Speed Dating with the Authors sponsored by the Massachusetts Center for the Book was a big hit for the second year in a row, with over a hundred attendees on the opening day of the Massachusetts Library Association conference. Twelve finalists for Massachusetts Book Awards have been selected as Must Reads in each of four categories – Fiction, Nonfiction, Poetry, and Children’s/Young Adult. Six intrepid Must-Read authors agreed to take part in matchmaking with a roomful of librarians eagerly looking for their newest favorite book. All of the authors were great sports about being rotated around the six packed tables to talk about their books, their writing process, and themselves.
The action of Kimberly Marcus‘s first young adult novel, Exposed, set in Cape Cod and Martha’s Vineyard, begins when 16-year-old Liz – a gifted photographer – learns that her brother is accused of raping her best friend. How did she come to write the entire novel in free verse? A friend suggested writing a scene she was stuck on as a poem to get unstuck. That advice helped her get unstuck, and later on, it helped again. That’s when she realized “the idea of snapshots and verse really worked” and she wrote the whole book that way. Kimberly Marcus has also written a children’s picture book, Scritch-Scratch A Perfect Match. A North Dartmouth resident, she lives near the beach and has set Exposed in a fictional town on the Cape.
L.M. Vincent’s “quirky” new book, In Search of Motif No. 1: The History of a Fish Shack, intrigued librarians with its eye-catching cover art and Rockport theme. Comfortable with an audience, Lawrence Vincent (a multi-talented humorist and playwright, as well as radiologist in a Boston hospital) talked about how he came to write about the iconic Cape Ann shack lost in the Blizzard of ’78 and later rebuilt. “I didn’t even know what a fish shack was when I moved to Massachusetts,” he said, but he became curious about the proliferation of paintings and photographs – good and bad – with the shack as their subject. Researching the “truly fabulous pieces” that came out of the heyday of the artists’ colony there (1920-1946) led him to write the history of the shack, which is, he says, “in many ways, the history of small-town America.”

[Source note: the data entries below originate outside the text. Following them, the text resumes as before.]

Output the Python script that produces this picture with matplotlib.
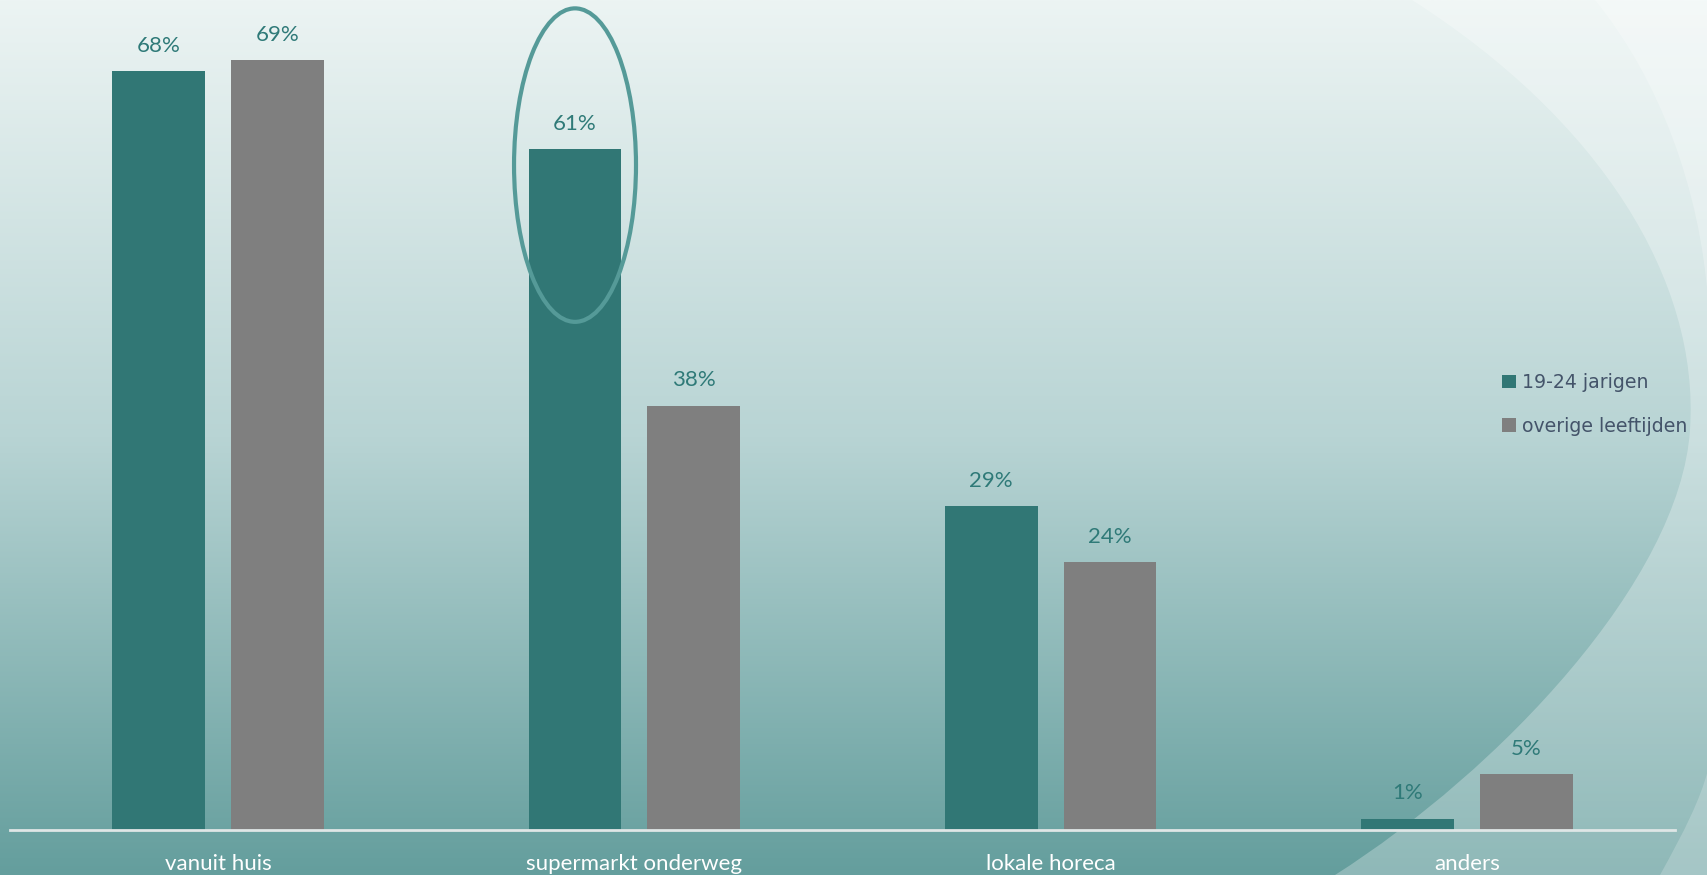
import numpy as np
import matplotlib.pyplot as plt
from matplotlib.patches import Ellipse, Patch, PathPatch
from matplotlib.path import Path

categories = ["vanuit huis", "supermarkt onderweg", "lokale horeca", "anders"]
jongeren = [68, 61, 29, 1]
overig = [69, 38, 24, 5]
reeks_namen = ["19-24 jarigen", "overige leeftijden"]

TEAL = "#317775"
GRIJS = "#7f7f7f"
LABEL_KLEUR = "#2f7a78"

plt.rcParams["font.family"] = ["Lato", "DejaVu Sans"]

W, H = 1708, 875
fig = plt.figure(figsize=(W / 100, H / 100), dpi=100)

# achtergrond: verticaal verloop + lichte golven rechts
bg = fig.add_axes([0, 0, 1, 1], zorder=0)
bg.set_xlim(0, W)
bg.set_ylim(H, 0)
bg.axis("off")
top = np.array([236, 244, 243]) / 255
mid = np.array([184, 212, 212]) / 255
bot = np.array([100, 158, 157]) / 255
t = np.linspace(0, 1, 400)[:, None]
grad = np.where(t < 0.5, top + (mid - top) * (t / 0.5), mid + (bot - mid) * ((t - 0.5) / 0.5))
bg.imshow(grad[:, None, :].repeat(2, axis=1), extent=[0, W, H, 0], aspect="auto")

golf = Path(
    [(1412, 0), (1600, 120), (1700, 280), (1690, 430),
     (1680, 580), (1500, 770), (1335, 875),
     (W, H), (W, 0), (1412, 0)],
    [Path.MOVETO, Path.CURVE4, Path.CURVE4, Path.CURVE4,
     Path.CURVE4, Path.CURVE4, Path.CURVE4,
     Path.LINETO, Path.LINETO, Path.CLOSEPOLY])
bg.add_patch(PathPatch(golf, facecolor="white", edgecolor="none", alpha=0.28))
golf2 = Path(
    [(1595, 0), (1660, 80), (1700, 190), (W, 300), (W, 0), (1595, 0)],
    [Path.MOVETO, Path.CURVE4, Path.CURVE4, Path.CURVE4, Path.LINETO, Path.CLOSEPOLY])
bg.add_patch(PathPatch(golf2, facecolor="white", edgecolor="none", alpha=0.25))
golf3 = Path(
    [(1660, H), (1685, 830), (1700, 800), (W, 770), (W, H), (1660, H)],
    [Path.MOVETO, Path.CURVE4, Path.CURVE4, Path.CURVE4, Path.LINETO, Path.CLOSEPOLY])
bg.add_patch(PathPatch(golf3, facecolor="white", edgecolor="none", alpha=0.2))

# grafiek
ax = fig.add_axes([10 / W, 45 / H, 1665 / W, 830 / H], zorder=1)
ax.patch.set_alpha(0)
x = np.arange(len(categories))
breedte = 0.2224
afstand = 0.1426

b1 = ax.bar(x - afstand, jongeren, breedte, color=TEAL, label=reeks_namen[0])
b2 = ax.bar(x + afstand, overig, breedte, color=GRIJS, label=reeks_namen[1])

for bars in (b1, b2):
    for rect in bars:
        v = rect.get_height()
        ax.annotate(f"{v:.0f}%", (rect.get_x() + rect.get_width() / 2, v),
                    xytext=(0, 18.5), textcoords="offset points",
                    ha="center", va="center", fontsize=16, color=LABEL_KLEUR)

# markering rond supermarkt onderweg
ax.add_patch(Ellipse((x[1] - afstand, jongeren[1] - 1.4), 0.293, 28.1,
                     fill=False, edgecolor="#559a98", linewidth=3, zorder=3))

ax.set_xlim(-0.5, len(categories) - 0.5)
ax.set_ylim(0, 74.4)
ax.set_yticks([])
ax.set_xticks(x)
ax.set_xticklabels(categories, fontsize=16, color="white")
ax.tick_params(axis="x", length=0, pad=17)
for s in ["top", "right", "left"]:
    ax.spines[s].set_visible(False)
ax.spines["bottom"].set_color("#dfe6e6")
ax.spines["bottom"].set_linewidth(2)

handles = [Patch(facecolor=TEAL), Patch(facecolor=GRIJS)]
ax.legend(handles, reeks_namen, loc="upper left",
          bbox_to_anchor=(1489 / W, 1 - 360 / H), bbox_transform=fig.transFigure,
          frameon=False, handlelength=0.72, handleheight=0.72, handletextpad=0.35,
          labelspacing=1.3, prop={"family": "DejaVu Sans", "size": 13.6},
          labelcolor="#44546a", borderpad=0.2)

fig.savefig("out.png", dpi=100)
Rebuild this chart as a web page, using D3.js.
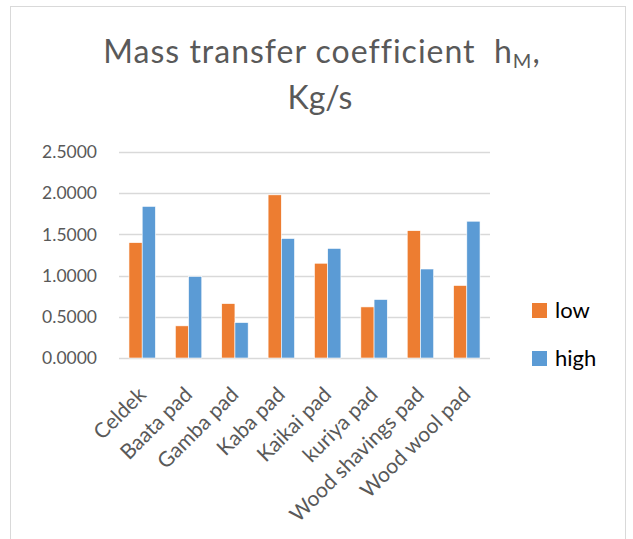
<!DOCTYPE html>
<html>
<head>
<meta charset="utf-8">
<script src="https://cdn.jsdelivr.net/npm/d3@7"></script>
<style>
  body { margin: 0; background: #fff; }
  text { font-family: Lato, "Open Sans", sans-serif; }
</style>
</head>
<body>
<div id="chart"></div>
<script>
const categories = ["Celdek", "Baata pad", "Gamba pad", "Kaba pad", "Kaikai pad", "kuriya pad", "Wood shavings pad", "Wood wool pad"]
const seriesNames = ["low", "high"]
const lowValues = [1.40, 0.39, 0.66, 1.98, 1.15, 0.62, 1.545, 0.88]
const highValues = [1.84, 0.99, 0.43, 1.45, 1.33, 0.71, 1.08, 1.66]
const yTicks = [0, 0.5, 1.0, 1.5, 2.0, 2.5]
const colors = ["#ED7D31", "#5B9BD5"]

const totalWidth = 633, totalHeight = 539
const plot = { left: 119, right: 490, top: 152, bottom: 358 }

const svg = d3.select("div#chart").append("svg").attr("width", totalWidth).attr("height", totalHeight)

// chart frame
svg.append("rect").attr("x", 10.5).attr("y", 6.5).attr("width", 615).attr("height", 560)
    .attr("fill", "none").attr("stroke", "#d9d9d9").attr("stroke-width", 1)

// title
const title = svg.append("text").attr("text-anchor", "middle").attr("fill", "#595959").attr("font-size", 32)
const line1 = title.append("tspan").attr("x", 322).attr("y", 63).attr("letter-spacing", 1)
line1.append("tspan").text("Mass transfer coefficient\u00a0\u00a0h")
line1.append("tspan").attr("font-size", 20).attr("dy", 5).text("M")
line1.append("tspan").attr("dy", -5).text(",")
title.append("tspan").attr("x", 320).attr("y", 109).text("Kg/s")

const x0 = d3.scaleBand().domain(categories).range([plot.left, plot.right]).paddingInner(0.43).paddingOuter(0.215)
const x1 = d3.scaleBand().domain(seriesNames).range([0, x0.bandwidth()])
const y = d3.scaleLinear().domain([0, 2.5]).range([plot.bottom, plot.top])

// gridlines
svg.append("g").selectAll("line").data(yTicks).join("line")
    .attr("x1", plot.left).attr("x2", plot.right)
    .attr("y1", d => Math.round(y(d)) + 0.5).attr("y2", d => Math.round(y(d)) + 0.5)
    .attr("stroke", "#d9d9d9").attr("stroke-width", 1.5)

// y axis labels
const yAxis = d3.axisLeft(y).tickValues(yTicks).tickFormat(d3.format(".4f")).tickSize(0).tickPadding(0)
const yAxisGroup = svg.append("g").attr("transform", `translate(97, 0)`).call(yAxis)
yAxisGroup.select(".domain").remove()
yAxisGroup.selectAll("text").attr("fill", "#595959").attr("font-size", 17.5).attr("font-family", "Lato, sans-serif")

// bars
const rows = categories.map((c, i) => ({ cat: c, values: [lowValues[i], highValues[i]] }))
const groups = svg.append("g").selectAll("g").data(rows).join("g")
    .attr("transform", d => `translate(${x0(d.cat)}, 0)`)
groups.selectAll("rect").data(d => d.values.map((v, j) => ({ key: seriesNames[j], v: v, j: j }))).join("rect")
    .attr("x", d => x1(d.key))
    .attr("width", x1.bandwidth())
    .attr("y", d => y(d.v))
    .attr("height", d => y(0) - y(d.v))
    .attr("fill", d => colors[d.j])
    .attr("stroke", "#fff").attr("stroke-width", 0.6)

// x axis labels
const xAxis = d3.axisBottom(x0).tickSize(0).tickPadding(0)
const xAxisGroup = svg.append("g").attr("transform", `translate(0, ${plot.bottom})`).call(xAxis)
xAxisGroup.select(".domain").remove()
xAxisGroup.selectAll("text")
    .attr("fill", "#595959").attr("font-size", 21).attr("font-family", "Lato, sans-serif")
    .attr("text-anchor", "end").attr("dy", null).attr("y", 0)
    .attr("transform", "translate(5, 38) rotate(-45)")

// legend
const legend = svg.append("g").selectAll("g").data(seriesNames).join("g")
    .attr("transform", (d, i) => `translate(532, ${303 + i * 48})`)
legend.append("rect").attr("width", 15).attr("height", 15).attr("fill", (d, i) => colors[i])
legend.append("text").attr("x", 23).attr("y", 15).attr("font-size", 22).attr("fill", "#000").text(d => d)
</script>
</body>
</html>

Laura Harrington, author of Alice Bliss, her first novel, is also a playwright. She made instant friends at the table I was at by sitting down and declaring, “Librarians are my favorite people.” A Gloucester resident and native of Rochester, New York, Laura said that her own family’s history (Her father fought in World War II and her two brothers in Vietnam) led her to write about the war in Iraq. “I want to get people thinking about the war,” she said, “but I hope the book will also get people thinking about a girl. Alice Bliss, centered around a 15-year-old daughter’s relationship with her father, is about the Iraq War but is “really a classic coming-of-age story,” she said. Alice Bliss has also been named a Best Adult Book for Teens by School Library Journal.
All six of the authors were friendly and engaging to talk with, and all were open to a second date, i.e. being invited to libraries to speak. Part Two of this blog post will talk about Jef Czekaj, author/illustrator of A Call for a New Alphabet; D. M. Gordon, author of the poetry collection Nightly, at the Institute of the Possible; and Leonard Rosen’s literary thriller All Cry Chaos.
The full list of Must Read authors will be posted soon by the Massachusetts Center for the Book, and all Massachusetts libraries will be receiving a copy of the beautiful poster that premiered at the Speed Dating with the Must Read Authors yesterday.